When La Casa De Papel released on Netflix late in 2017, it took the world by storm. It remained the most-followed series on Netflix for six consecutive weeks, critics and audiences loved it, and the show inevitably lead to numerous sequels being green-lit.
It seems like only yesterday that the show finished its fifth season, and a quick browse on Netflix will tell you the final set of episodes dropped back on 7th December 2021.
So, here we are again, six months on and we’re back, with more Money Heist. This time though there’s a distinct Korean flavour to proceedings. Aside from that, this is very much the exact same show all over again.
As someone who absolutely loved the original, the announcement that Netflix were producing Money Heist: Korea seemed like a hit in the making. After all, the streaming giants have have been on a roll with their K content recently. And it seems those in charge of Money Heist: Korea went in with the thought of: “Well, if it ain’t broke don’t fix it.” For some, that’s going to be very annoying and a bit of a disappointment. For others, they’ll be quite happy to take that trip down memory lane. Even if that trip only finished six months ago.
To be fair, the story does have a few differences, namely that of the first 15 minutes or so of episode 1. An intriguing prologue whisks us forward to some time in 2025. North and South Korea have come to a political agreement and open up their borders to one another. The fighting is over and for now, Korea is one.
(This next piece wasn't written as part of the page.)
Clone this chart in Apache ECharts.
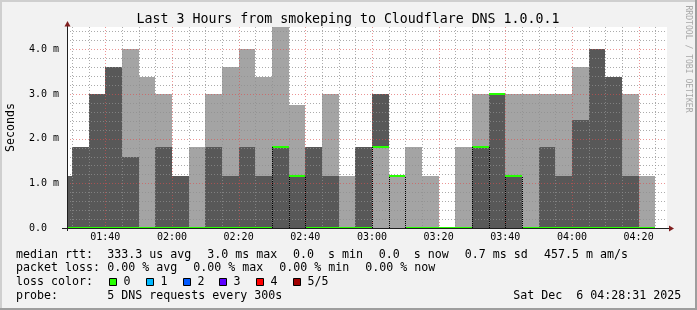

As part of this historic unification, those in Pyongyang and neighbouring North Korean villages are free to head down South to try and make a name for themselves. With high hopes and dreams for the future, it doesn’t take long for the crushing reality of capitalism to rear its ugly head.
Eking out a living in the midst of this happens to be Tokyo, who becomes disillusioned with her current life and ends up on the run. Wanted by police and with nowhere else to go, in a neon-lit alleyway one night she takes a gun and prepares to fire. Step forward The Professor.
For those unfamiliar with the story, the Professor recruits Tokyo alongside various other misfits, some hailing from North Korea and others from South Korea. Their target is the Unified Korea Mint, where they intend to break in, steal 4 trillion won and make it out in one piece. But with the police closing in, will they make it out before they’re caught?
From here on out, Money Heist: Korea is essentially a copy and paste job of the original series – including all the same bells and whistles as before. The characters all act the same, the red jumpsuits are here (albeit with a slightly different set of masks) and the story pans out in much the same way. The problem is, one can’t help but shake the feeling of deja vu while watching this.
That’s both the best and worst part of this show and is likely to be the major deciding factor over how much enjoyment you’ll get from this. With such a similar plotline, one will inevitably go into this and pick out all the differences to the superior Spanish thriller.
The most notable change here comes from the lack of focus on one character. While the original zoned in on Tokyo and had her as the central focus for much of the story, Money Heist: Korea is far more expansive, sporadically jumping between different characters throughout the heist. Only, there’s not much in the way of heisting.
I’ll try not to compare this to the original Spanish version too much but it’s kinda hard to do that when this one sticks so closely to the story. If you’ve seen the Spanish one, you’ll know every twist and turn to come and Money Heist: Korea will have absolutely no surprises in store for you.
Still, episodes 5 and 6 do mix things up with slight deviations from the main story, but on reflection these are more like cherrypicked moments added from seasons 3 and beyond of La Casa De Papel to try and throw you off the scent of what is otherwise a copy and paste job in terms of narrative beats.
The characters we follow across the season are pretty good, although they’re more of a mixed bag than the Spanish version. Helsinki and Oslo are barely mentionable, Nairobi is pretty forgettable while Rio’s chemistry with Tokyo is way off the mark.
On the other end of the scale though is Berlin, played by Park Hae-Soo. He’s excellent and personifies the character to perfection. His backstory is also pretty interesting too, although I’m not about to spoil that here in this review!
Beyond these flashes and a couple of surprises, almost everything in Money Heist: Korea is a retread of the Spanish version. Essentially this is the exact same dish served up again, with added Korean spice and garnishes. If that sounds like a tasty treat, you’re bound to devour this one without much complaint. If, however, you’re after something a bit different, it may be worth skipping this one.